=== Stored data ===

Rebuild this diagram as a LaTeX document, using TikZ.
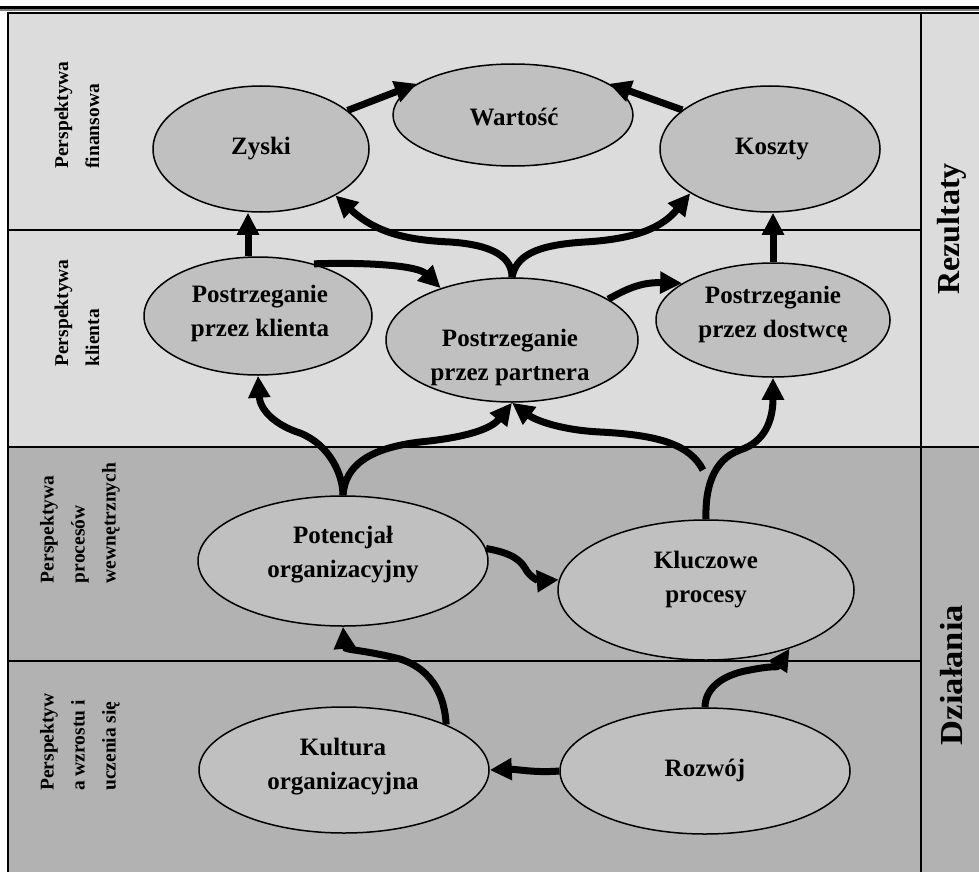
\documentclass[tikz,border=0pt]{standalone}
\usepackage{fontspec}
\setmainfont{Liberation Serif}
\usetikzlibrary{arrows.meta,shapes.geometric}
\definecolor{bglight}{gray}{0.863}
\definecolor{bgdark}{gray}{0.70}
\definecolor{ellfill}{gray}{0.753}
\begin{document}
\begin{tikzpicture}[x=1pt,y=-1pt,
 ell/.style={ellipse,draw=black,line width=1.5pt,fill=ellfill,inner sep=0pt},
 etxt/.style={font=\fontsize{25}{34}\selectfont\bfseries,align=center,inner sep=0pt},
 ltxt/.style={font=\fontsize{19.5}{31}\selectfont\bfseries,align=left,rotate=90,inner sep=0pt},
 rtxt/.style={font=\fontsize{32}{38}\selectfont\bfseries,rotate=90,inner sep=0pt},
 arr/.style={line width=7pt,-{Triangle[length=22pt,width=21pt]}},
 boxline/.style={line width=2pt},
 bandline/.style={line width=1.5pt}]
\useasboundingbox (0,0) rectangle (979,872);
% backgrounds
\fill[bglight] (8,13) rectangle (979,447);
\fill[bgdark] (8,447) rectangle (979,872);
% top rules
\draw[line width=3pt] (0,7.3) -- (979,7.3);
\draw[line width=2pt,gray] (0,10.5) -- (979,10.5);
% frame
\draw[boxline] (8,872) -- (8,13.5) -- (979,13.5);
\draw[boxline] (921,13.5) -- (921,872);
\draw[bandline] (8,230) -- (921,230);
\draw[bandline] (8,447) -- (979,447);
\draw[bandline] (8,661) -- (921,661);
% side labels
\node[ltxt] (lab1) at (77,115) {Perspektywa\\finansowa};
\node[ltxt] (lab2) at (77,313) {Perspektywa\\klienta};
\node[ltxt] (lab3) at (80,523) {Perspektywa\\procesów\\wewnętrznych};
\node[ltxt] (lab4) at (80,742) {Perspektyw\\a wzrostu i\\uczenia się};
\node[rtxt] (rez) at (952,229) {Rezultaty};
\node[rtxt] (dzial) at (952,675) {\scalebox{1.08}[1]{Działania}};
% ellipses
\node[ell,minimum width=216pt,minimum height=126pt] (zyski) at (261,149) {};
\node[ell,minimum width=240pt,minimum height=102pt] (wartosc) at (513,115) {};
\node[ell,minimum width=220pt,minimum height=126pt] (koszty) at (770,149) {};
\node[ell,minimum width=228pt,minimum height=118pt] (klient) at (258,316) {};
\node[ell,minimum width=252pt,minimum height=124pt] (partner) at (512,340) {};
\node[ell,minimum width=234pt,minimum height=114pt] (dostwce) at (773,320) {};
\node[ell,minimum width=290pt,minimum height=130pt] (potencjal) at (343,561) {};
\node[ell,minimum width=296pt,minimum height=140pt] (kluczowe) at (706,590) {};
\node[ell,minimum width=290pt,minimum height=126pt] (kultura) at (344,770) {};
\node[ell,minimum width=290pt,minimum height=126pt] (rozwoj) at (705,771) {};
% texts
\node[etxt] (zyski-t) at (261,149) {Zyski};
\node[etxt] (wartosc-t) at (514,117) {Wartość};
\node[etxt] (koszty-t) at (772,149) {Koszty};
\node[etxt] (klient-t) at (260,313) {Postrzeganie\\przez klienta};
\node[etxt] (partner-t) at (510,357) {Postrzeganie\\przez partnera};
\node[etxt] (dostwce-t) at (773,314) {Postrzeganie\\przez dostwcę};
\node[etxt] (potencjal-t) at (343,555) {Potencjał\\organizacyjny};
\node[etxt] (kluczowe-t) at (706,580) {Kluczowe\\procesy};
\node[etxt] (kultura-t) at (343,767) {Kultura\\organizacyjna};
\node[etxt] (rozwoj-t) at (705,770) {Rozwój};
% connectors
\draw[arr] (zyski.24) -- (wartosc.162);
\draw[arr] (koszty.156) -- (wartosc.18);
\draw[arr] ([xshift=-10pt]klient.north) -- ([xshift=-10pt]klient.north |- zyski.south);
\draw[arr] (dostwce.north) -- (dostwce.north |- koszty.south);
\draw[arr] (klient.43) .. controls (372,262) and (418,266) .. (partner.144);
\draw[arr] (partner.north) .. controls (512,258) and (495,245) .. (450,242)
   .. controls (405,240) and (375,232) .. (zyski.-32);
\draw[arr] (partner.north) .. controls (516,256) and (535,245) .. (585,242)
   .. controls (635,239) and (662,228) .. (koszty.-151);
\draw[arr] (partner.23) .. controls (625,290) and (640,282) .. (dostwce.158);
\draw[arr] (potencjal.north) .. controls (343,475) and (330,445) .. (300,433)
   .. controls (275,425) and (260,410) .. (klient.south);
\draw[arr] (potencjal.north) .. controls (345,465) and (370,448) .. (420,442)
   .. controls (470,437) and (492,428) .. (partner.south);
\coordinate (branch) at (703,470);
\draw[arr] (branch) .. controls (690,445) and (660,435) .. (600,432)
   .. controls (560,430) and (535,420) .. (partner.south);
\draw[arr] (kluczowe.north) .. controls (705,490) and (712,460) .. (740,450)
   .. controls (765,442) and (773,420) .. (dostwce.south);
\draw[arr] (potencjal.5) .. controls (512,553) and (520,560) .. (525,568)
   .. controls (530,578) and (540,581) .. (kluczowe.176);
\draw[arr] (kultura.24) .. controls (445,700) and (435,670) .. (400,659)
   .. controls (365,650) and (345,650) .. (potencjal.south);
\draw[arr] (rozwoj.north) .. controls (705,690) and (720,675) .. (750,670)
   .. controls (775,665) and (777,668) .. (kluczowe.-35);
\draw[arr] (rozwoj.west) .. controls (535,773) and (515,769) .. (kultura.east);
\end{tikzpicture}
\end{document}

===

**Aim of the exercise**. Restate the full listing verbatim and drop every picture.

**Written response**.
Rebuild this diagram as a LaTeX document, using TikZ.
\documentclass[tikz,border=0pt]{standalone}
\usepackage{fontspec}
\setmainfont{Liberation Serif}
\usetikzlibrary{arrows.meta,shapes.geometric}
\definecolor{bglight}{gray}{0.863}
\definecolor{bgdark}{gray}{0.70}
\definecolor{ellfill}{gray}{0.753}
\begin{document}
\begin{tikzpicture}[x=1pt,y=-1pt,
 ell/.style={ellipse,draw=black,line width=1.5pt,fill=ellfill,inner sep=0pt},
 etxt/.style={font=\fontsize{25}{34}\selectfont\bfseries,align=center,inner sep=0pt},
 ltxt/.style={font=\fontsize{19.5}{31}\selectfont\bfseries,align=left,rotate=90,inner sep=0pt},
 rtxt/.style={font=\fontsize{32}{38}\selectfont\bfseries,rotate=90,inner sep=0pt},
 arr/.style={line width=7pt,-{Triangle[length=22pt,width=21pt]}},
 boxline/.style={line width=2pt},
 bandline/.style={line width=1.5pt}]
\useasboundingbox (0,0) rectangle (979,872);
% backgrounds
\fill[bglight] (8,13) rectangle (979,447);
\fill[bgdark] (8,447) rectangle (979,872);
% top rules
\draw[line width=3pt] (0,7.3) -- (979,7.3);
\draw[line width=2pt,gray] (0,10.5) -- (979,10.5);
% frame
\draw[boxline] (8,872) -- (8,13.5) -- (979,13.5);
\draw[boxline] (921,13.5) -- (921,872);
\draw[bandline] (8,230) -- (921,230);
\draw[bandline] (8,447) -- (979,447);
\draw[bandline] (8,661) -- (921,661);
% side labels
\node[ltxt] (lab1) at (77,115) {Perspektywa\\finansowa};
\node[ltxt] (lab2) at (77,313) {Perspektywa\\klienta};
\node[ltxt] (lab3) at (80,523) {Perspektywa\\procesów\\wewnętrznych};
\node[ltxt] (lab4) at (80,742) {Perspektyw\\a wzrostu i\\uczenia się};
\node[rtxt] (rez) at (952,229) {Rezultaty};
\node[rtxt] (dzial) at (952,675) {\scalebox{1.08}[1]{Działania}};
% ellipses
\node[ell,minimum width=216pt,minimum height=126pt] (zyski) at (261,149) {};
\node[ell,minimum width=240pt,minimum height=102pt] (wartosc) at (513,115) {};
\node[ell,minimum width=220pt,minimum height=126pt] (koszty) at (770,149) {};
\node[ell,minimum width=228pt,minimum height=118pt] (klient) at (258,316) {};
\node[ell,minimum width=252pt,minimum height=124pt] (partner) at (512,340) {};
\node[ell,minimum width=234pt,minimum height=114pt] (dostwce) at (773,320) {};
\node[ell,minimum width=290pt,minimum height=130pt] (potencjal) at (343,561) {};
\node[ell,minimum width=296pt,minimum height=140pt] (kluczowe) at (706,590) {};
\node[ell,minimum width=290pt,minimum height=126pt] (kultura) at (344,770) {};
\node[ell,minimum width=290pt,minimum height=126pt] (rozwoj) at (705,771) {};
% texts
\node[etxt] (zyski-t) at (261,149) {Zyski};
\node[etxt] (wartosc-t) at (514,117) {Wartość};
\node[etxt] (koszty-t) at (772,149) {Koszty};
\node[etxt] (klient-t) at (260,313) {Postrzeganie\\przez klienta};
\node[etxt] (partner-t) at (510,357) {Postrzeganie\\przez partnera};
\node[etxt] (dostwce-t) at (773,314) {Postrzeganie\\przez dostwcę};
\node[etxt] (potencjal-t) at (343,555) {Potencjał\\organizacyjny};
\node[etxt] (kluczowe-t) at (706,580) {Kluczowe\\procesy};
\node[etxt] (kultura-t) at (343,767) {Kultura\\organizacyjna};
\node[etxt] (rozwoj-t) at (705,770) {Rozwój};
% connectors
\draw[arr] (zyski.24) -- (wartosc.162);
\draw[arr] (koszty.156) -- (wartosc.18);
\draw[arr] ([xshift=-10pt]klient.north) -- ([xshift=-10pt]klient.north |- zyski.south);
\draw[arr] (dostwce.north) -- (dostwce.north |- koszty.south);
\draw[arr] (klient.43) .. controls (372,262) and (418,266) .. (partner.144);
\draw[arr] (partner.north) .. controls (512,258) and (495,245) .. (450,242)
   .. controls (405,240) and (375,232) .. (zyski.-32);
\draw[arr] (partner.north) .. controls (516,256) and (535,245) .. (585,242)
   .. controls (635,239) and (662,228) .. (koszty.-151);
\draw[arr] (partner.23) .. controls (625,290) and (640,282) .. (dostwce.158);
\draw[arr] (potencjal.north) .. controls (343,475) and (330,445) .. (300,433)
   .. controls (275,425) and (260,410) .. (klient.south);
\draw[arr] (potencjal.north) .. controls (345,465) and (370,448) .. (420,442)
   .. controls (470,437) and (492,428) .. (partner.south);
\coordinate (branch) at (703,470);
\draw[arr] (branch) .. controls (690,445) and (660,435) .. (600,432)
   .. controls (560,430) and (535,420) .. (partner.south);
\draw[arr] (kluczowe.north) .. controls (705,490) and (712,460) .. (740,450)
   .. controls (765,442) and (773,420) .. (dostwce.south);
\draw[arr] (potencjal.5) .. controls (512,553) and (520,560) .. (525,568)
   .. controls (530,578) and (540,581) .. (kluczowe.176);
\draw[arr] (kultura.24) .. controls (445,700) and (435,670) .. (400,659)
   .. controls (365,650) and (345,650) .. (potencjal.south);
\draw[arr] (rozwoj.north) .. controls (705,690) and (720,675) .. (750,670)
   .. controls (775,665) and (777,668) .. (kluczowe.-35);
\draw[arr] (rozwoj.west) .. controls (535,773) and (515,769) .. (kultura.east);
\end{tikzpicture}
\end{document}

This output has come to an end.